1. Create a Virtual Environment#

To keep your Echodataflow environment isolated, it’s recommended to create a virtual environment using Conda or Python’s built-in venv module. Here’s an example using Conda:

conda create --name echodataflow-env
conda activate echodataflow-env

Or, using Python’s venv:

python -m venv echodataflow-env
source echodataflow-env/bin/activate  # On Windows, use `echodataflow-env\Scripts\activate`

2. Install the Package#

Now that you have a virtual environment set up, just like any other python package you need to install using pip. Now, take a moment and let the echodataflow do its thing while you enjoy your coffee.

pip install echodataflow

3. Echodataflow and Prefect Initialization#

To kickstart your journey with Echodataflow and Prefect, follow these simple initialization steps:

3.1 Initializing Echodataflow#

Begin by initializing Echodataflow with the following command:

echodataflow init

This command sets up the groundwork for your Echodataflow environment, preparing it for seamless usage.

3.2 Initializing Prefect#

For Prefect, initialization involves a few extra steps, including secure authentication. Enter the following command to initiate the Prefect authentication process:

If you have a Prefect Cloud account, provide your Prefect API key to securely link your account. Type your API key when prompted and press Enter.

prefect cloud login

If you don’t have a Prefect Cloud account yet, you can use local prefect account. This is especially useful for those who are just starting out and want to explore Prefect without an account.

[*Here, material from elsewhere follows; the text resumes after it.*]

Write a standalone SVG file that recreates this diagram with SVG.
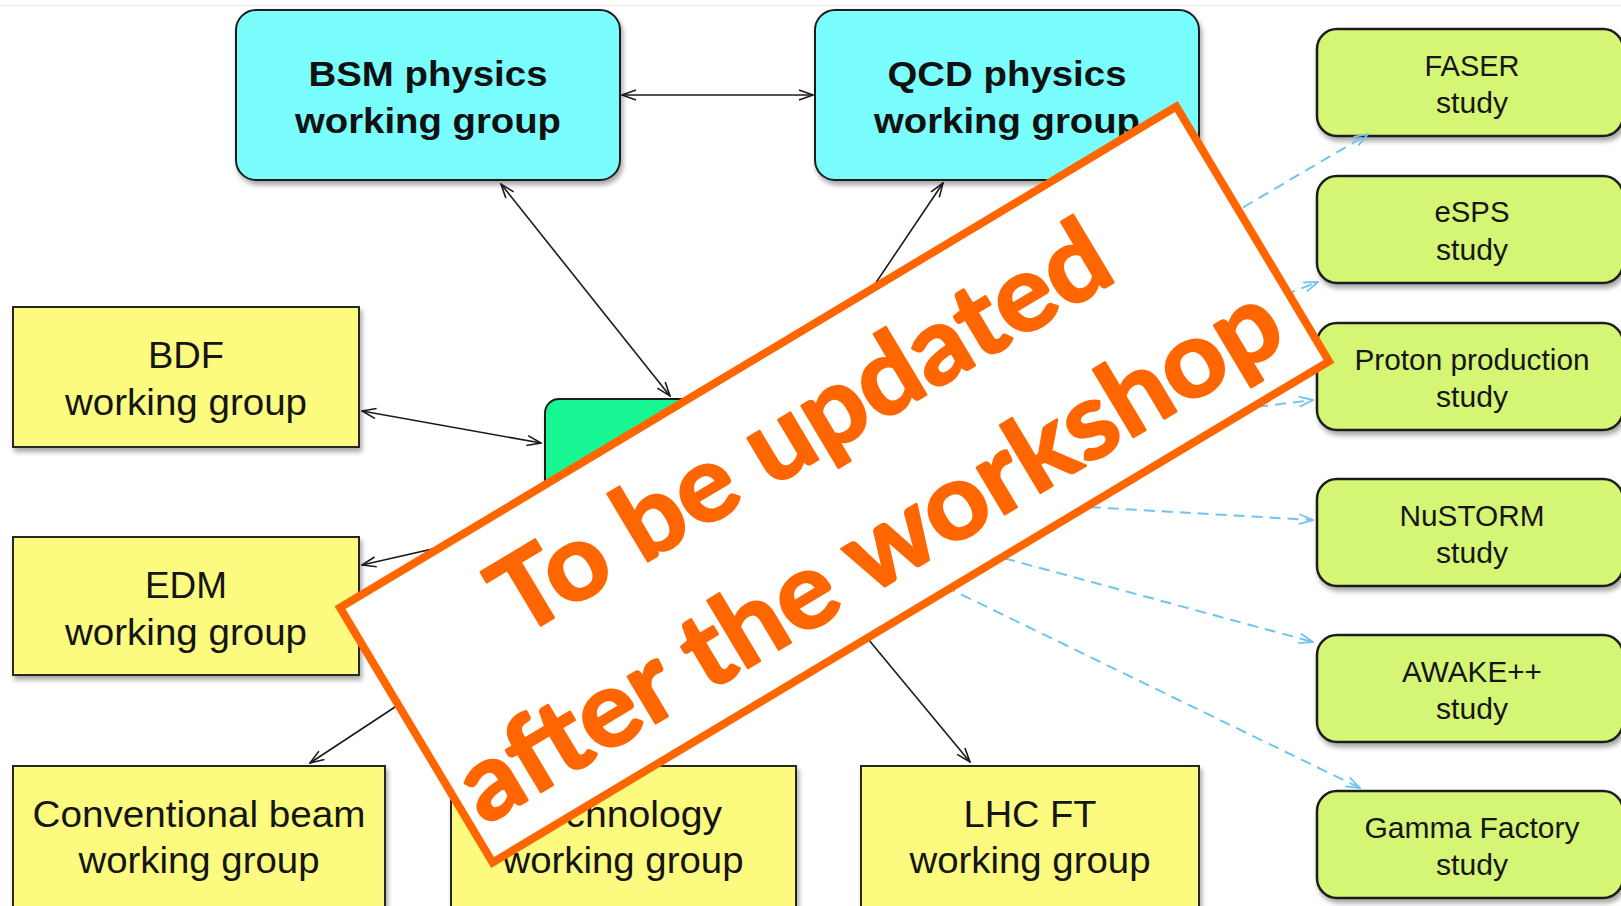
<svg xmlns="http://www.w3.org/2000/svg" width="1621" height="906" viewBox="0 0 1621 906">
  <defs>
    <filter id="shadow" x="-10%" y="-10%" width="130%" height="140%">
      <feDropShadow dx="2" dy="4" stdDeviation="2.5" flood-color="#000" flood-opacity="0.35"/>
    </filter>
    <marker id="arrow" viewBox="0 0 16 12" refX="15" refY="6" markerWidth="16" markerHeight="12" markerUnits="userSpaceOnUse" orient="auto-start-reverse">
      <path d="M1,1 L15,6 L1,11" fill="none" stroke="#1a1a1a" stroke-width="1.6"/>
    </marker>
    <marker id="arrow-blue" viewBox="0 0 16 12" refX="15" refY="6" markerWidth="16" markerHeight="12" markerUnits="userSpaceOnUse" orient="auto">
      <path d="M1,1 L15,6 L1,11" fill="none" stroke="#72c4ee" stroke-width="1.8"/>
    </marker>
    <style>
      .physics rect { fill: #79fdfd; stroke: #1e1e1e; stroke-width: 2; filter: url(#shadow); }
      .physics text { font-family: "Liberation Sans", Arial, sans-serif; font-weight: bold; font-size: 35px; fill: #111; text-anchor: middle; }
      .wg rect { fill: #fdfb7f; stroke: #262626; stroke-width: 2; filter: url(#shadow); }
      .wg text { font-family: "Liberation Sans", Arial, sans-serif; font-size: 37px; fill: #151515; text-anchor: middle; }
      .study rect { fill: #d5f575; stroke: #1f1f1f; stroke-width: 2.5; filter: url(#shadow); }
      .study text { font-family: "Liberation Sans", Arial, sans-serif; font-size: 30px; fill: #161616; text-anchor: middle; }
      .core rect { fill: #16f794; stroke: #1e1e1e; stroke-width: 2; filter: url(#shadow); }
      .link { stroke: #1a1a1a; stroke-width: 1.6; fill: none; }
      .two-way { marker-start: url(#arrow); marker-end: url(#arrow); }
      .one-way { marker-end: url(#arrow); }
      .feed { stroke: #72c4ee; stroke-width: 2; stroke-dasharray: 11 7; fill: none; marker-end: url(#arrow-blue); }
      .notice rect { fill: #ffffff; stroke: #ff6600; stroke-width: 8; }
      .notice text { font-family: Lato, "Open Sans", sans-serif; font-weight: bold; font-size: 106px; fill: #ff6600; stroke: #ff6600; stroke-width: 2.5; stroke-linejoin: round; text-anchor: middle; }
    </style>
  </defs>

  <rect width="1621" height="906" fill="#ffffff"/>
  <line x1="0" y1="5.5" x2="1621" y2="5.5" stroke="#ececec" stroke-width="1"/>

  <!-- nodes -->
  <g id="bsm-physics" class="physics">
    <rect x="236" y="10" width="384" height="170" rx="20"/>
    <text x="428" y="86" textLength="239" lengthAdjust="spacingAndGlyphs">BSM physics</text>
    <text x="428" y="133" textLength="266" lengthAdjust="spacingAndGlyphs">working group</text>
  </g>
  <g id="qcd-physics" class="physics">
    <rect x="815" y="10" width="384" height="170" rx="20"/>
    <text x="1007" y="86" textLength="239" lengthAdjust="spacingAndGlyphs">QCD physics</text>
    <text x="1007" y="133" textLength="266" lengthAdjust="spacingAndGlyphs">working group</text>
  </g>

  <g id="coordination" class="core">
    <rect x="545" y="399" width="275" height="220" rx="14"/>
  </g>

  <g id="bdf" class="wg">
    <rect x="13" y="307" width="346" height="140"/>
    <text x="186" y="368" textLength="76" lengthAdjust="spacingAndGlyphs">BDF</text>
    <text x="186" y="415" textLength="242" lengthAdjust="spacingAndGlyphs">working group</text>
  </g>
  <g id="edm" class="wg">
    <rect x="13" y="537" width="346" height="138"/>
    <text x="186" y="598" textLength="82" lengthAdjust="spacingAndGlyphs">EDM</text>
    <text x="186" y="645" textLength="242" lengthAdjust="spacingAndGlyphs">working group</text>
  </g>
  <g id="conventional-beam" class="wg">
    <rect x="13" y="766" width="372" height="160"/>
    <text x="199" y="827" textLength="333" lengthAdjust="spacingAndGlyphs">Conventional beam</text>
    <text x="199" y="873" textLength="241" lengthAdjust="spacingAndGlyphs">working group</text>
  </g>
  <g id="technology" class="wg">
    <rect x="451" y="766" width="345" height="160"/>
    <text x="623" y="827" textLength="198" lengthAdjust="spacingAndGlyphs">Technology</text>
    <text x="623" y="873" textLength="241" lengthAdjust="spacingAndGlyphs">working group</text>
  </g>
  <g id="lhc-ft" class="wg">
    <rect x="861" y="766" width="338" height="160"/>
    <text x="1030" y="827" textLength="133" lengthAdjust="spacingAndGlyphs">LHC FT</text>
    <text x="1030" y="873" textLength="241" lengthAdjust="spacingAndGlyphs">working group</text>
  </g>

  <g id="faser" class="study">
    <rect x="1317" y="29" width="306" height="107" rx="20"/>
    <text x="1472" y="76" textLength="95" lengthAdjust="spacingAndGlyphs">FASER</text>
    <text x="1472" y="113" textLength="72" lengthAdjust="spacingAndGlyphs">study</text>
  </g>
  <g id="esps" class="study">
    <rect x="1317" y="176" width="306" height="107" rx="20"/>
    <text x="1472" y="222" textLength="75" lengthAdjust="spacingAndGlyphs">eSPS</text>
    <text x="1472" y="260" textLength="72" lengthAdjust="spacingAndGlyphs">study</text>
  </g>
  <g id="proton-production" class="study">
    <rect x="1317" y="323" width="306" height="107" rx="20"/>
    <text x="1472" y="370" textLength="235" lengthAdjust="spacingAndGlyphs">Proton production</text>
    <text x="1472" y="407" textLength="72" lengthAdjust="spacingAndGlyphs">study</text>
  </g>
  <g id="nustorm" class="study">
    <rect x="1317" y="479" width="306" height="107" rx="20"/>
    <text x="1472" y="526" textLength="145" lengthAdjust="spacingAndGlyphs">NuSTORM</text>
    <text x="1472" y="563" textLength="72" lengthAdjust="spacingAndGlyphs">study</text>
  </g>
  <g id="awake" class="study">
    <rect x="1317" y="635" width="306" height="107" rx="20"/>
    <text x="1472" y="682" textLength="140" lengthAdjust="spacingAndGlyphs">AWAKE++</text>
    <text x="1472" y="719" textLength="72" lengthAdjust="spacingAndGlyphs">study</text>
  </g>
  <g id="gamma-factory" class="study">
    <rect x="1317" y="791" width="306" height="107" rx="20"/>
    <text x="1472" y="838" textLength="215" lengthAdjust="spacingAndGlyphs">Gamma Factory</text>
    <text x="1472" y="875" textLength="72" lengthAdjust="spacingAndGlyphs">study</text>
  </g>

  <!-- connectors -->
  <g id="connectors">
    <line class="link two-way" x1="622" y1="95" x2="813" y2="95"/>
    <line class="link two-way" x1="501" y1="184" x2="670" y2="396"/>
    <line class="link one-way" x1="797" y1="400" x2="943" y2="183"/>
    <line class="link two-way" x1="362" y1="411" x2="541" y2="443"/>
    <line class="link one-way" x1="560" y1="520" x2="362" y2="565"/>
    <line class="link one-way" x1="474" y1="655" x2="310" y2="763"/>
    <line class="link one-way" x1="844" y1="610" x2="970" y2="762"/>

    <path class="feed" d="M1150,262 L1368,134"/>
    <path class="feed" d="M1150,346 L1318,282"/>
    <path class="feed" d="M1150,420 L1313,400"/>
    <path class="feed" d="M1000,502 L1313,520"/>
    <path class="feed" d="M900,530 L1313,642"/>
    <path class="feed" d="M880,555 L1360,788"/>
  </g>

  <!-- overlay notice -->
  <g id="notice" class="notice" transform="translate(834.5 484.5) rotate(-30.93)">
    <rect x="-487.5" y="-148.5" width="975" height="297"/>
    <text x="0" y="-30" textLength="700" lengthAdjust="spacingAndGlyphs">To be updated</text>
    <text x="-6" y="113" textLength="940" lengthAdjust="spacingAndGlyphs">after the workshop</text>
  </g>
</svg>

prefect profiles create echodataflow-local

The initialization process will ensure that both Echodataflow and Prefect are properly set up and ready for you to dive into your cloud-based workflows.

4. Configure Blocks#

Echodataflow utilizes the concept of blocks which are secure containers for storing credentials and sensitive data. If you’re running the entire flow locally, feel free to bypass this step.To set up your cloud credentials, configure blocks according to your cloud provider. For detailed instructions, refer to the Blocks Configuration Guide.

5. Edit the Pipeline Configuration#

Open the pipeline.yaml file. This YAML configuration file defines the processes you want to execute as part of your pipeline. Customize it by adding the necessary stages and functions from echopype that you wish to run.

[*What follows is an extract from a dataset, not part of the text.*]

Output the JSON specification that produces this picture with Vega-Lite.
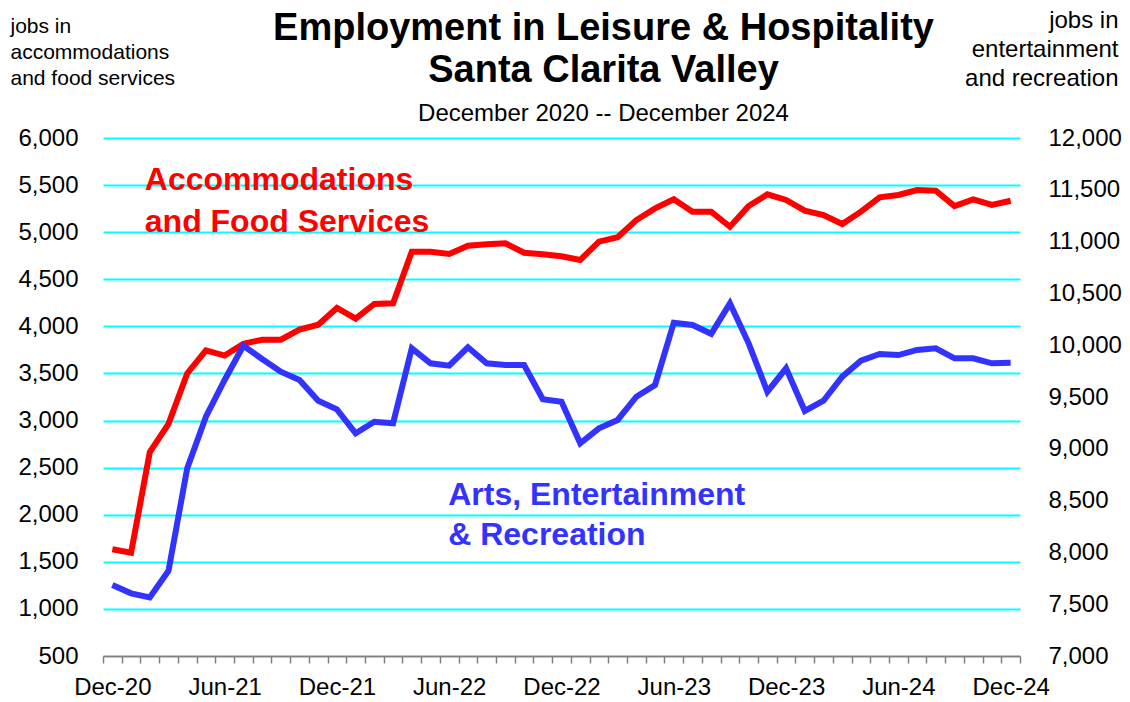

6. Define Data Sources and Destinations#

Customize the datastore.yaml file to define the source and destination for your pipeline’s data. This is where Echodataflow will fetch and store data as it executes the pipeline.

7. Execute the Pipeline#

You’re now ready to execute your Echodataflow pipeline! Use the echodataflow_start function, which is a central piece of Echodataflow, to kick off your pipeline. Import this function from Echodataflow and provide the paths or URLs of the configuration files. You can also pass additional options or storage options as needed. Here’s an example:

Customize the paths, block name, storage type, and options based on your requirements.

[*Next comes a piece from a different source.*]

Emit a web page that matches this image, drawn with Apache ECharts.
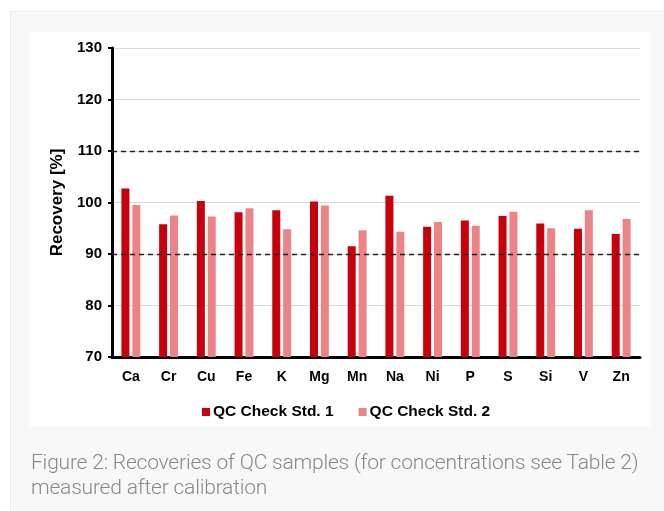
<!DOCTYPE html>
<html>
<head>
<meta charset="utf-8">
<script src="https://cdn.jsdelivr.net/npm/echarts@6/dist/echarts.min.js"></script>
<style>
    html, body { margin: 0; padding: 0; background: #fff; }
    #outer { position: absolute; left: 10px; top: 11px; width: 654px; height: 500px; background: #f8f8f8; border-left: 1px solid #ececec; border-top: 1px solid #ececec; }
    #inner { position: absolute; left: 29px; top: 32px; width: 622px; height: 395px; background: #fff; }
    #chart { position: absolute; left: 0; top: 0; width: 664px; height: 511px; }
    #caption { position: absolute; left: 31px; top: 450px; font-family: Roboto, sans-serif; font-weight: 300; font-size: 21px; line-height: 25px; color: #888; white-space: nowrap; letter-spacing: -0.2px; }
</style>
</head>
<body>
<div id="outer"></div>
<div id="inner"></div>
<div id="chart"></div>
<div id="caption">Figure 2: Recoveries of QC samples (for concentrations see Table 2)<br>measured after calibration</div>
<script>
// elements on the x axis
var elements = ["Ca", "Cr", "Cu", "Fe", "K", "Mg", "Mn", "Na", "Ni", "P", "S", "Si", "V", "Zn"];
// recoveries [%]
var std1 = [102.7, 95.8, 100.3, 98.1, 98.5, 100.2, 91.5, 101.3, 95.3, 96.5, 97.4, 95.9, 94.9, 93.9];
var std2 = [99.5, 97.5, 97.3, 98.9, 94.8, 99.4, 94.6, 94.3, 96.2, 95.5, 98.2, 95.0, 98.5, 96.8];
// limits drawn as dashed lines
var limits = [110, 90];

var font = "'Liberation Sans', Arial, sans-serif";
var chart = echarts.init(document.getElementById("chart"));
chart.setOption({
    animation: false,
    textStyle: { fontFamily: font },
    grid: { left: 112, right: 24, top: 48, bottom: 154 },
    legend: {
        top: 399,
        left: 197,
        itemWidth: 8,
        itemHeight: 8,
        itemGap: 25,
        icon: "rect",
        textStyle: { fontFamily: font, fontSize: 15.5, fontWeight: "bold", color: "#000", padding: [0, 0, 0, -2] },
        data: ["QC Check Std. 1", "QC Check Std. 2"]
    },
    xAxis: {
        type: "category",
        data: elements,
        axisLine: { lineStyle: { color: "#000", width: 3 } },
        axisTick: { show: false },
        axisLabel: { fontFamily: font, fontSize: 14, fontWeight: "bold", color: "#000", margin: 13 }
    },
    yAxis: {
        type: "value",
        min: 70,
        max: 130,
        interval: 10,
        name: "Recovery [%]",
        nameLocation: "middle",
        nameGap: 46,
        nameTextStyle: { fontFamily: font, fontSize: 17, fontWeight: "bold", color: "#000" },
        axisLine: { show: true, lineStyle: { color: "#000", width: 3 } },
        axisTick: { show: true, length: 4, lineStyle: { color: "#000", width: 2 } },
        axisLabel: { fontFamily: font, fontSize: 15, fontWeight: "bold", color: "#000", margin: 10 },
        splitLine: { lineStyle: { color: "#d9d9d9", width: 1 } }
    },
    series: [{
        name: "QC Check Std. 1",
        type: "bar",
        data: std1,
        barWidth: 8,
        barGap: "36%",
        itemStyle: { color: "#c8000b" },
        markLine: {
            silent: true,
            symbol: "none",
            label: { show: false },
            lineStyle: { color: "#222", type: [5, 4], width: 1.3 },
            data: limits.map(function (v) { return { yAxis: v }; })
        }
    }, {
        name: "QC Check Std. 2",
        type: "bar",
        data: std2,
        barWidth: 8,
        itemStyle: { color: "#ec8386" }
    }]
});
</script>
</body>
</html>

from echodataflow import echodataflow_start, StorageType, load_block

dataset_config = # url or path of datastore.yaml
pipeline_config = # url or path of pipeline.yaml
logfile_config = # url or path of logging.yaml (Optional)

aws = load_block(name="<block_name>", type=<StorageType>)

options = {"storage_options_override": False} # Enabling this assigns the block for universal use, avoiding the need for repetitive configurations when employing a single credential block throughout the application.
data  = echodataflow_start(dataset_config=dataset_config, pipeline_config=pipeline_config, logging_config=logfile_config, storage_options=aws, options=options)